═════ MATERIAL SUPPLIED ═════

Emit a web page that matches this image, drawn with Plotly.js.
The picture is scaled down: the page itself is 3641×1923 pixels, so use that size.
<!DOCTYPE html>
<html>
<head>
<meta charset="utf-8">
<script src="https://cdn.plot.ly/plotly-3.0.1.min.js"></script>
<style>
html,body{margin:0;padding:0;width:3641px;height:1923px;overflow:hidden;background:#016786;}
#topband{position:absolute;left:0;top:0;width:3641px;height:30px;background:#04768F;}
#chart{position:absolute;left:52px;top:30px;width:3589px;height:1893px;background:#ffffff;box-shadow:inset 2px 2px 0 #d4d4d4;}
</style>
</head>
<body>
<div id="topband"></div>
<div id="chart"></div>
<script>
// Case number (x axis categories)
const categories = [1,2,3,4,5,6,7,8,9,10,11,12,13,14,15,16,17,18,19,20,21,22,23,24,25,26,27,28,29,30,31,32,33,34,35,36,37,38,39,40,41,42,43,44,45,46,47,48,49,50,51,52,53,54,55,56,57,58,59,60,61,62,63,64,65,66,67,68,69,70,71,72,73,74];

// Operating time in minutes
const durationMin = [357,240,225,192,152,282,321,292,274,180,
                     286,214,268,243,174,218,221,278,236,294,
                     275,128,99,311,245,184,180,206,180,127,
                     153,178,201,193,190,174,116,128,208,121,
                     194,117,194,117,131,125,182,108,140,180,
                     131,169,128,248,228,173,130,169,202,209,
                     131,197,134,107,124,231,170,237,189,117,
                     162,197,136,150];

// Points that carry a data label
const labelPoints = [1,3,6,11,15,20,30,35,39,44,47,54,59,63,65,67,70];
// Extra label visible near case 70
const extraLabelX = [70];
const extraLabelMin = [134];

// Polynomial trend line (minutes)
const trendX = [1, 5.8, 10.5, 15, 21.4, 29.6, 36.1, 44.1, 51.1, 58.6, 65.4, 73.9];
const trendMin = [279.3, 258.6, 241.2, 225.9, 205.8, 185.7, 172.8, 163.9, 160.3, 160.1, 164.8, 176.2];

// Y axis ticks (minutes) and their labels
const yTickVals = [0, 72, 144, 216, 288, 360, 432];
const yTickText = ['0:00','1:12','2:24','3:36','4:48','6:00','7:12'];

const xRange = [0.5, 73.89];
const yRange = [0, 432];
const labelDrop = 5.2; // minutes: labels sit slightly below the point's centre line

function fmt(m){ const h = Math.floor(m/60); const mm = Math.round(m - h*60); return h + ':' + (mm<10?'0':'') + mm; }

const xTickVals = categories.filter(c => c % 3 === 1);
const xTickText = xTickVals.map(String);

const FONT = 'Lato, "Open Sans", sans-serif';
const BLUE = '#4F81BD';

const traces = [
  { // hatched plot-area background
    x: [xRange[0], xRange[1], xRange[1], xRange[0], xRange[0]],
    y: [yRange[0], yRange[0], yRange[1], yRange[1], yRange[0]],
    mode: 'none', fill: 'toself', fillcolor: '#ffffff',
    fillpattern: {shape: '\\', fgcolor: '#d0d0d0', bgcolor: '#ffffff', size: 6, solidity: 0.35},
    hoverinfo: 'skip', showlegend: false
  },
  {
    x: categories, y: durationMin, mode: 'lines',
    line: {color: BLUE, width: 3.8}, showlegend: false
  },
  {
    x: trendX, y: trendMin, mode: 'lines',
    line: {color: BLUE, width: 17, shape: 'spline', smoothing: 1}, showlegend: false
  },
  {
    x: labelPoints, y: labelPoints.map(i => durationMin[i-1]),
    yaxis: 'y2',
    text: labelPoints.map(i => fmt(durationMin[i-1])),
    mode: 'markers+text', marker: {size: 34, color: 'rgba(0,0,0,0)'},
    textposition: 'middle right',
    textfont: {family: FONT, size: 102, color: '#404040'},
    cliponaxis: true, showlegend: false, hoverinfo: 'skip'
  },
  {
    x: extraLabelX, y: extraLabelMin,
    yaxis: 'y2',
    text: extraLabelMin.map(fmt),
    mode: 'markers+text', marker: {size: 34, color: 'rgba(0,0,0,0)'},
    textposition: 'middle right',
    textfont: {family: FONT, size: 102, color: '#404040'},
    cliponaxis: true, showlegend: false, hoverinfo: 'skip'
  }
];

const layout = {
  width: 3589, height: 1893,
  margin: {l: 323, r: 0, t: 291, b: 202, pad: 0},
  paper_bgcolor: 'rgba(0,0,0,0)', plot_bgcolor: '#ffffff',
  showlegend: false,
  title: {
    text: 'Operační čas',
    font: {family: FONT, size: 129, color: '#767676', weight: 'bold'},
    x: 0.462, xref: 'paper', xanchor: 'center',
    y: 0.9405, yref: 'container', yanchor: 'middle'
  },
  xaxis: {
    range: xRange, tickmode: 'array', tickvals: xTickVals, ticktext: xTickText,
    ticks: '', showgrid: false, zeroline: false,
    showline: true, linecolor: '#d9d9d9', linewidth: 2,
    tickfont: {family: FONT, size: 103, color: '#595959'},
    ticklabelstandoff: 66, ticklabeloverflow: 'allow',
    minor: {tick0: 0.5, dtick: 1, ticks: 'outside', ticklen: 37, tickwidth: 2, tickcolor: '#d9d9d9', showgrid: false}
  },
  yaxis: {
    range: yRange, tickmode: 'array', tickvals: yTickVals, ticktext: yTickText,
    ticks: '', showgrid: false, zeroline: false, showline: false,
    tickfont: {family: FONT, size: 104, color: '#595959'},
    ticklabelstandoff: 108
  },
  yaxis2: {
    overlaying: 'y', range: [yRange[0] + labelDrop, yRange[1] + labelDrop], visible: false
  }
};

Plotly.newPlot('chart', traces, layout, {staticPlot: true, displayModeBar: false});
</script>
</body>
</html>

═════
═════ MATERIAL SUPPLIED ═════

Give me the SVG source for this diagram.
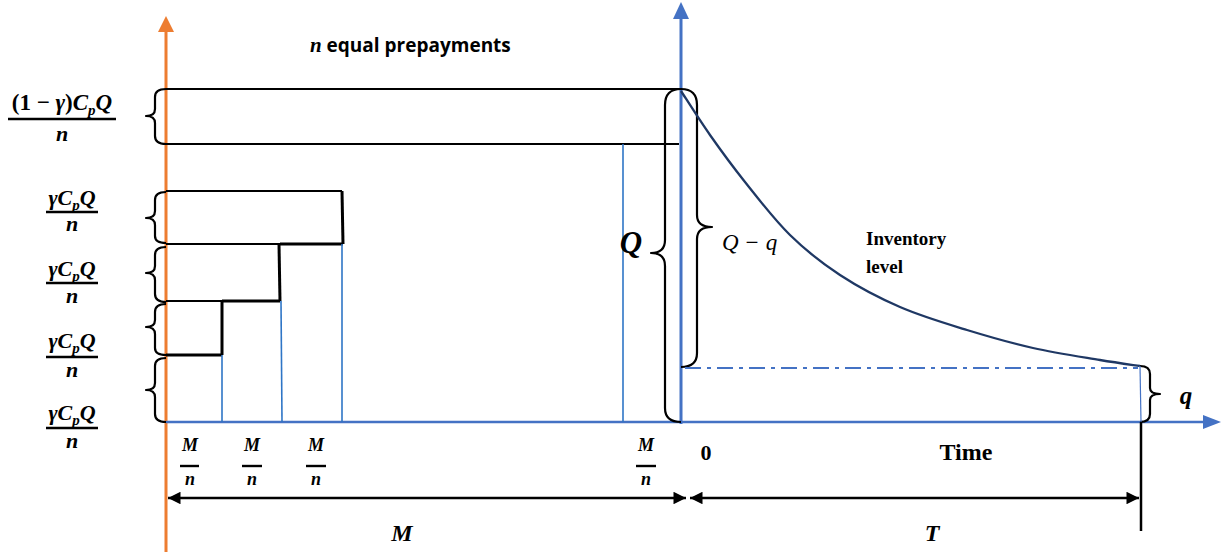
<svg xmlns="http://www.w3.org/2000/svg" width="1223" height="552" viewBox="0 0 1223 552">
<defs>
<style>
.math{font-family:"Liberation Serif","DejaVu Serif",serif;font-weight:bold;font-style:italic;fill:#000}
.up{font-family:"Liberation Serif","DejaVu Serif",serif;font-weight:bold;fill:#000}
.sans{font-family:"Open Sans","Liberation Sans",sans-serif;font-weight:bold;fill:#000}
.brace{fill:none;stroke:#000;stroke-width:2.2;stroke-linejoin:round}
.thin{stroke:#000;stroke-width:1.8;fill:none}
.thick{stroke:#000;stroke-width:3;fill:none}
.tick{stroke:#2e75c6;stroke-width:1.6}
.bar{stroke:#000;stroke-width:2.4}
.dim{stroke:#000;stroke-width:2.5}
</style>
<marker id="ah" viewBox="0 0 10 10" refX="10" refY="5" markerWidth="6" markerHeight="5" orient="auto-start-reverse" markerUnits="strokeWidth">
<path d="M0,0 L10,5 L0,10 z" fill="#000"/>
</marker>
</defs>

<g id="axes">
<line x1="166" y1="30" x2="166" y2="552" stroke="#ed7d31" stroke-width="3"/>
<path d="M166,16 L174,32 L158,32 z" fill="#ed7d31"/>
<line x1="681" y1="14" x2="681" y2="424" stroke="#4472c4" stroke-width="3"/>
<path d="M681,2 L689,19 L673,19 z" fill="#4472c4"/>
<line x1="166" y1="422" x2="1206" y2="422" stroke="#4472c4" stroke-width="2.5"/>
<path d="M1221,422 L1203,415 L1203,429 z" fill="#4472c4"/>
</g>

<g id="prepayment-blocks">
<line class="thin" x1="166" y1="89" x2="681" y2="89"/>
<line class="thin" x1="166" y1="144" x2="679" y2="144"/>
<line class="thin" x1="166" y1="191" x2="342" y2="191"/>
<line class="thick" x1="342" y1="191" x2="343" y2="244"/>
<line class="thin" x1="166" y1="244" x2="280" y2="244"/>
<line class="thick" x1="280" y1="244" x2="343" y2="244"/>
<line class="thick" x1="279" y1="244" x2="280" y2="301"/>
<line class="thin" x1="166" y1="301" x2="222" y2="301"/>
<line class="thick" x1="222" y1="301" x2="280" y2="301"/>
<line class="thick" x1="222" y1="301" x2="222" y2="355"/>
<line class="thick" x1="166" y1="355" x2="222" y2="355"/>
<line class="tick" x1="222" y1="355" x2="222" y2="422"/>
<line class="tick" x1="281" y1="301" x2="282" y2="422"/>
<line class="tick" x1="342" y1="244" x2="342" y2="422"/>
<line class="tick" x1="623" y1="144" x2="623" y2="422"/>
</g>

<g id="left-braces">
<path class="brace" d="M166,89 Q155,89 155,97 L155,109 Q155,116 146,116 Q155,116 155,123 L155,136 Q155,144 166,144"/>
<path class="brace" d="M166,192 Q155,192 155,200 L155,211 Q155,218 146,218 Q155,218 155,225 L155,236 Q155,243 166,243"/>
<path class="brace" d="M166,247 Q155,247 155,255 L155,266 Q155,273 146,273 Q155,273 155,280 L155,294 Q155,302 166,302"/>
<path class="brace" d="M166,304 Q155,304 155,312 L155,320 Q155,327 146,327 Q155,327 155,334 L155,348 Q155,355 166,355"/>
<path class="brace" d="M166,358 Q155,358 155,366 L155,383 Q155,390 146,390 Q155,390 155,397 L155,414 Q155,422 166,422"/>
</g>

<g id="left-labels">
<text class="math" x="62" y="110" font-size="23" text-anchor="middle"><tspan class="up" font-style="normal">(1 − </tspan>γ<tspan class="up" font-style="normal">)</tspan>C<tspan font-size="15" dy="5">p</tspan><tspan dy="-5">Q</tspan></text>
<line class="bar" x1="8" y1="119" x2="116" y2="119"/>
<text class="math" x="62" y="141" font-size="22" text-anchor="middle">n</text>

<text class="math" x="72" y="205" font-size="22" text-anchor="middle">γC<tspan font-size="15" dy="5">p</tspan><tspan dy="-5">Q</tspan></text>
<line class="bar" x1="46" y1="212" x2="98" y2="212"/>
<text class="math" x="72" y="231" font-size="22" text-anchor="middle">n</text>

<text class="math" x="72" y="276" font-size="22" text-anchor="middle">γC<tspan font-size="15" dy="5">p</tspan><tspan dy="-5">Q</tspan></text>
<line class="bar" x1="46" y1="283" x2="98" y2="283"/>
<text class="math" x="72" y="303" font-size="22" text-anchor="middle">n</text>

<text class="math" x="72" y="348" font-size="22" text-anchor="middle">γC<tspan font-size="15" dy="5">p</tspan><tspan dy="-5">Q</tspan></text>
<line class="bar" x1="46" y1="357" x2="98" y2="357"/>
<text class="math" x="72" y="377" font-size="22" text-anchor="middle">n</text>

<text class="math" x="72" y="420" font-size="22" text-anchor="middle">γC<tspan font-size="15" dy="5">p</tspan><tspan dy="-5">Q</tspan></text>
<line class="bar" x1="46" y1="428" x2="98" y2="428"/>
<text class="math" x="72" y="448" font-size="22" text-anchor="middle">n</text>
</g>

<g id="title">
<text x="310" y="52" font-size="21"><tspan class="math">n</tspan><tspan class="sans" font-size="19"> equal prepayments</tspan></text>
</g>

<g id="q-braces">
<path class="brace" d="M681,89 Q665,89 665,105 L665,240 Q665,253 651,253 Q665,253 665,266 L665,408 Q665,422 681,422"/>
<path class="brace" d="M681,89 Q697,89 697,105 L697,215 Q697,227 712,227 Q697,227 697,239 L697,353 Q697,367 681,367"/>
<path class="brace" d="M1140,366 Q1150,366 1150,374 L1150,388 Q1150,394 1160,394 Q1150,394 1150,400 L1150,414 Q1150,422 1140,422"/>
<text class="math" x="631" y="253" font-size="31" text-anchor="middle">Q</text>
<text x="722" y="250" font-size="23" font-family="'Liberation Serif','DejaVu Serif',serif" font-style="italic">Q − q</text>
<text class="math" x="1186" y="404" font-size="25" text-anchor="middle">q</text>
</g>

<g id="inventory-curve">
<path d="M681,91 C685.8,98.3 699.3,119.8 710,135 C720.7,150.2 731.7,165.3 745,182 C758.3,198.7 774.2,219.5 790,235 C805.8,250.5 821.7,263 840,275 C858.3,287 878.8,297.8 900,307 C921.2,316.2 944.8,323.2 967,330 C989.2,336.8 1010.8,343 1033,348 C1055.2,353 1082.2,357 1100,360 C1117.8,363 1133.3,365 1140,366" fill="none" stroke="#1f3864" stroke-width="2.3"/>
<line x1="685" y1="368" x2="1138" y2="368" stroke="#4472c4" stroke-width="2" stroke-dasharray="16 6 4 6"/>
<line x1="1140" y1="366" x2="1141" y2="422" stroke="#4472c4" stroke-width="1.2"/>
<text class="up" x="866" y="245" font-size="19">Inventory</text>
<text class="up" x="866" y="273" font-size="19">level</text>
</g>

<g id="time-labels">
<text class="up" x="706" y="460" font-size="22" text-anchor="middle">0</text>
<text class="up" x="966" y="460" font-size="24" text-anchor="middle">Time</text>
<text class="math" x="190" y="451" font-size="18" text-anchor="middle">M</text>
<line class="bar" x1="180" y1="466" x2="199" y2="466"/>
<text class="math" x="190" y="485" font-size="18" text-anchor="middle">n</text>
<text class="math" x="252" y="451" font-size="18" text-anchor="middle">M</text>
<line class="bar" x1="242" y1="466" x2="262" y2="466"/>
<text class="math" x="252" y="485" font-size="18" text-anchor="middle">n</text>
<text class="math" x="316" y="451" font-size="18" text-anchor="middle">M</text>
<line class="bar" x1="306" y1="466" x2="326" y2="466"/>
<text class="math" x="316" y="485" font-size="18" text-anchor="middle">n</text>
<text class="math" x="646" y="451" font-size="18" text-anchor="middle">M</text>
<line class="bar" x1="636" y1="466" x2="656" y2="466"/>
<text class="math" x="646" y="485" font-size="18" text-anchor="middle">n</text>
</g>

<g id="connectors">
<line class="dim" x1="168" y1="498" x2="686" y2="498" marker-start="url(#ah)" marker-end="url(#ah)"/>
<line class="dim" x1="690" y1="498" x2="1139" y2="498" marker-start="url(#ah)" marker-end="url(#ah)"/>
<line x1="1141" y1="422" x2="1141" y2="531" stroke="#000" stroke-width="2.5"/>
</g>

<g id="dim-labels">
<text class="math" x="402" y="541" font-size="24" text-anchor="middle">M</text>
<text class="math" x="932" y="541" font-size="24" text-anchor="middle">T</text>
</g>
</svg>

═════
═════ MATERIAL SUPPLIED ═════

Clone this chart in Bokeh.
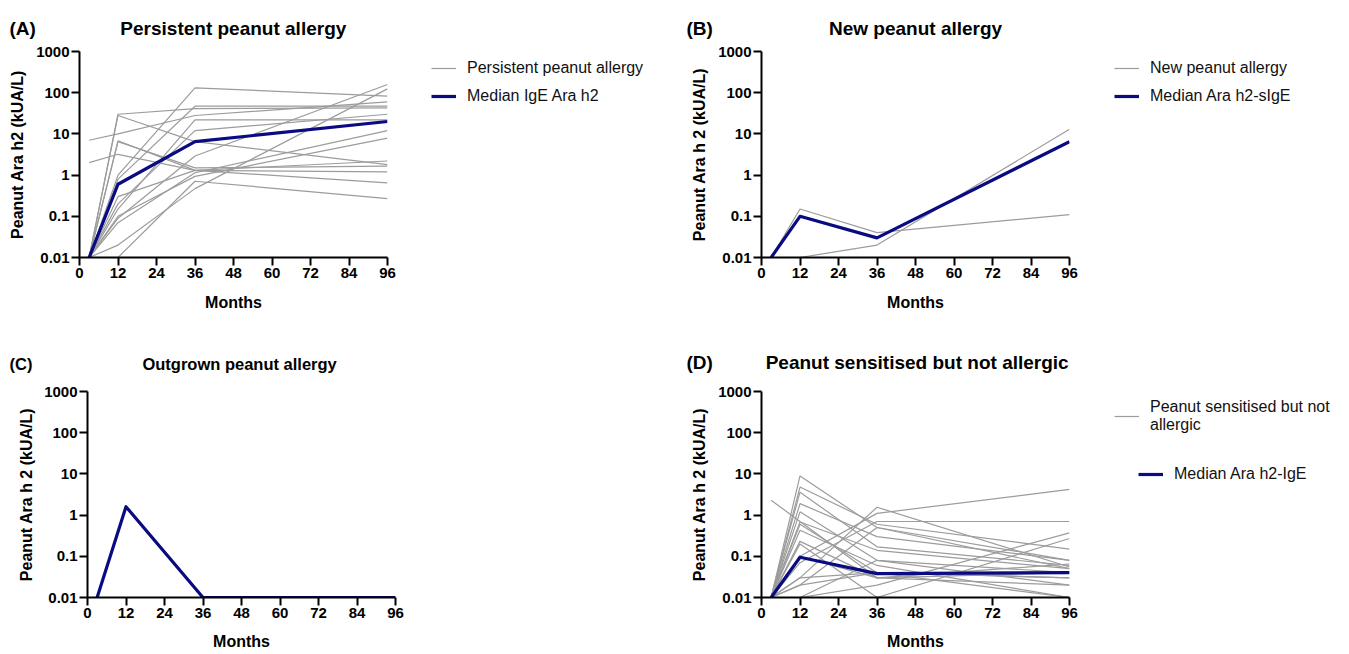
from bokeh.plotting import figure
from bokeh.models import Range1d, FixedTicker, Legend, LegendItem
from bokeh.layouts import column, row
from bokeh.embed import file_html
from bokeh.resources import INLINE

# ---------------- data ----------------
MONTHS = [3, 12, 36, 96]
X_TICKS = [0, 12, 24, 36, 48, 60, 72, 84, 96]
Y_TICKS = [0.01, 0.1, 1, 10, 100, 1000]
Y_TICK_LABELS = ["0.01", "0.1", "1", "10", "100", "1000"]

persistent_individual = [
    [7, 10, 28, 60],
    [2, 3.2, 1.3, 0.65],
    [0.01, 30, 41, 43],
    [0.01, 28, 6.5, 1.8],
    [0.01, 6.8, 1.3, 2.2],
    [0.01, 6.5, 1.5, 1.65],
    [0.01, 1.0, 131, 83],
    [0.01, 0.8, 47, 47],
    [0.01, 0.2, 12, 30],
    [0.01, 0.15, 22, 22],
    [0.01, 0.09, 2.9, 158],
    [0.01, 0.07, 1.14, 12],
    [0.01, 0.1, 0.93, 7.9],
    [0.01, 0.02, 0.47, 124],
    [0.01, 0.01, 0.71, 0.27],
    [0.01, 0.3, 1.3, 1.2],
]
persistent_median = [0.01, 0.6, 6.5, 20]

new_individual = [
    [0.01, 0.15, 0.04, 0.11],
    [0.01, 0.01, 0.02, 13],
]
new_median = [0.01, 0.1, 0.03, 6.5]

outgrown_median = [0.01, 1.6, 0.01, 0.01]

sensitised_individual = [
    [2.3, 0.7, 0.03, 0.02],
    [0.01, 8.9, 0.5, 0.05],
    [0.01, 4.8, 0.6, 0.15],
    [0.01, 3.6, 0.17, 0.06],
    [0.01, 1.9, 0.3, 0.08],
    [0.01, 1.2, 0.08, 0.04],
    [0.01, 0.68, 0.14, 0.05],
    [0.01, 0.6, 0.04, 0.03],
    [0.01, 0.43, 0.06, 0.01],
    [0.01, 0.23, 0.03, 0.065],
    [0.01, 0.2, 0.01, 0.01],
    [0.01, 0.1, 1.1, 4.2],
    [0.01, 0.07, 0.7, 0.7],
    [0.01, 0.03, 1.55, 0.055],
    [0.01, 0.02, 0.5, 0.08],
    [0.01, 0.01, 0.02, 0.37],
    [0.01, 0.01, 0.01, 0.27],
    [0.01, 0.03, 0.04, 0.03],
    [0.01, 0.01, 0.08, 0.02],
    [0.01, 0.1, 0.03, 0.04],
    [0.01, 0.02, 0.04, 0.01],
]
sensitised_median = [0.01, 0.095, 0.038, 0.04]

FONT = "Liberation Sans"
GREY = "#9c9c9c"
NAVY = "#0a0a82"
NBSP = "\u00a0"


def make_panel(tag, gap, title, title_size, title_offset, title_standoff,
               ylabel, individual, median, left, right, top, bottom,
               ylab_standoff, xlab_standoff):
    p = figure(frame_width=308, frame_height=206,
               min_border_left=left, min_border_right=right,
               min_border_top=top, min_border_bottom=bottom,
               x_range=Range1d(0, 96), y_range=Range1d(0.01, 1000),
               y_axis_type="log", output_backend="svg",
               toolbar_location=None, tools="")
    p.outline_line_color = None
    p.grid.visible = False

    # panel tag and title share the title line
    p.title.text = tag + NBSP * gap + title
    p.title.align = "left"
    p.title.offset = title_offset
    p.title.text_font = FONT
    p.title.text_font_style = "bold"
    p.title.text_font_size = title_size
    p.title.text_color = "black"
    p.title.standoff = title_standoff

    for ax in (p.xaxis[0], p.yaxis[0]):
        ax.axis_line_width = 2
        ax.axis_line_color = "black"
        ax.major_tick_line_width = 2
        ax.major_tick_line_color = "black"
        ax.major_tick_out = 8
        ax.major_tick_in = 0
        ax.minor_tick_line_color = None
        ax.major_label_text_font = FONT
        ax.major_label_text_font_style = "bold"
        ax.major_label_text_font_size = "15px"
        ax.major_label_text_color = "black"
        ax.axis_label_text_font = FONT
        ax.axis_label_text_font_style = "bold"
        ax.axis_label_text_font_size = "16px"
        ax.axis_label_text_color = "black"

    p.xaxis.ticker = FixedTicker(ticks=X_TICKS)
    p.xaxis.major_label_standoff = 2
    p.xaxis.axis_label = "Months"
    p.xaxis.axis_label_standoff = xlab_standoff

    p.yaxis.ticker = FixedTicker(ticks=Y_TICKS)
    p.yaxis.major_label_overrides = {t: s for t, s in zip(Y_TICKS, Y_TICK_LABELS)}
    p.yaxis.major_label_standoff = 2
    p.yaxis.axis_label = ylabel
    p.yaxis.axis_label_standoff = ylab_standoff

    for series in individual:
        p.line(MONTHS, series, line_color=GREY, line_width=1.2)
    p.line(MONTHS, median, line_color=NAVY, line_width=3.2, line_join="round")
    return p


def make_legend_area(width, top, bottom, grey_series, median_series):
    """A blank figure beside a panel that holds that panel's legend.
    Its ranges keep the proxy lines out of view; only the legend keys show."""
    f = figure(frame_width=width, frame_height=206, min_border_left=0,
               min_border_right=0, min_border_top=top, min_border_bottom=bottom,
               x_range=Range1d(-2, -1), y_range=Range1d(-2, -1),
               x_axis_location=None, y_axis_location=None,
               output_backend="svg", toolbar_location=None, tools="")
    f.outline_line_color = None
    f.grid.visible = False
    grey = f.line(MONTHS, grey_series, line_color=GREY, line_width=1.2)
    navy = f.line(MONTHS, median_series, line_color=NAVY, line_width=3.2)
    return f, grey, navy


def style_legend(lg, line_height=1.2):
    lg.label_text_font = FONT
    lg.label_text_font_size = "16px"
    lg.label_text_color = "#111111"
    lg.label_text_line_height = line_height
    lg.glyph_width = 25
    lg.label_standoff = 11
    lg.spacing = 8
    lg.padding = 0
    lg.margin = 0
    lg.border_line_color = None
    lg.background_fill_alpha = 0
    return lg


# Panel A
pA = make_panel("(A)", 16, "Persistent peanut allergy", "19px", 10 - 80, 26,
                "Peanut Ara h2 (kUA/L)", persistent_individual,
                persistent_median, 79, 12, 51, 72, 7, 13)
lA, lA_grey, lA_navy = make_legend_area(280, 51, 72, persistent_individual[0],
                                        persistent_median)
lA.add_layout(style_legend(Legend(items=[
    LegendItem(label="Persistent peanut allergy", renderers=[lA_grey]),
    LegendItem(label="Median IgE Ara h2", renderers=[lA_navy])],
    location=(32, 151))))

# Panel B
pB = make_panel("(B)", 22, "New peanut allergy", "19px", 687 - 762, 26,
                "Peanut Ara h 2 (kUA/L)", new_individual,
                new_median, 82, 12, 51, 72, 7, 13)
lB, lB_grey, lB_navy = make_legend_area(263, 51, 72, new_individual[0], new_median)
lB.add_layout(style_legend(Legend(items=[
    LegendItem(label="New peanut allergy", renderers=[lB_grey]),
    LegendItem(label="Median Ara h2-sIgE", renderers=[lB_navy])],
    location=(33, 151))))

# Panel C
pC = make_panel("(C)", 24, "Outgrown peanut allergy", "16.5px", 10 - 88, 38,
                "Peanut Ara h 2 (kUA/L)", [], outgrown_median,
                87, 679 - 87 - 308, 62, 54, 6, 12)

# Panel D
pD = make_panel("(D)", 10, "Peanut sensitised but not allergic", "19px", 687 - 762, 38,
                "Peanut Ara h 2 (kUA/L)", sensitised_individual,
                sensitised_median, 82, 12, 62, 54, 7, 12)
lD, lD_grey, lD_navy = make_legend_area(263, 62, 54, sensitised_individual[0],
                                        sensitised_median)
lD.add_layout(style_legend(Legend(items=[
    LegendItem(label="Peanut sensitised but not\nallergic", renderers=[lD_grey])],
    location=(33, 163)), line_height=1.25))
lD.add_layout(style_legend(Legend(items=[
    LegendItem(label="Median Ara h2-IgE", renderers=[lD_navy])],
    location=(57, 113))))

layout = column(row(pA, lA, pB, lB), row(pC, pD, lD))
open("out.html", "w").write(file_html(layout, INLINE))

═════

• **TO BE DONE**
Nothing but the lines from the one containing "Clone this chart in Bokeh." through the one containing "from bokeh.resources import INLINE" should appear in your copy, exactly as written and without pictures.

• **THE REPLY**
Clone this chart in Bokeh.
from bokeh.plotting import figure
from bokeh.models import Range1d, FixedTicker, Legend, LegendItem
from bokeh.layouts import column, row
from bokeh.embed import file_html
from bokeh.resources import INLINE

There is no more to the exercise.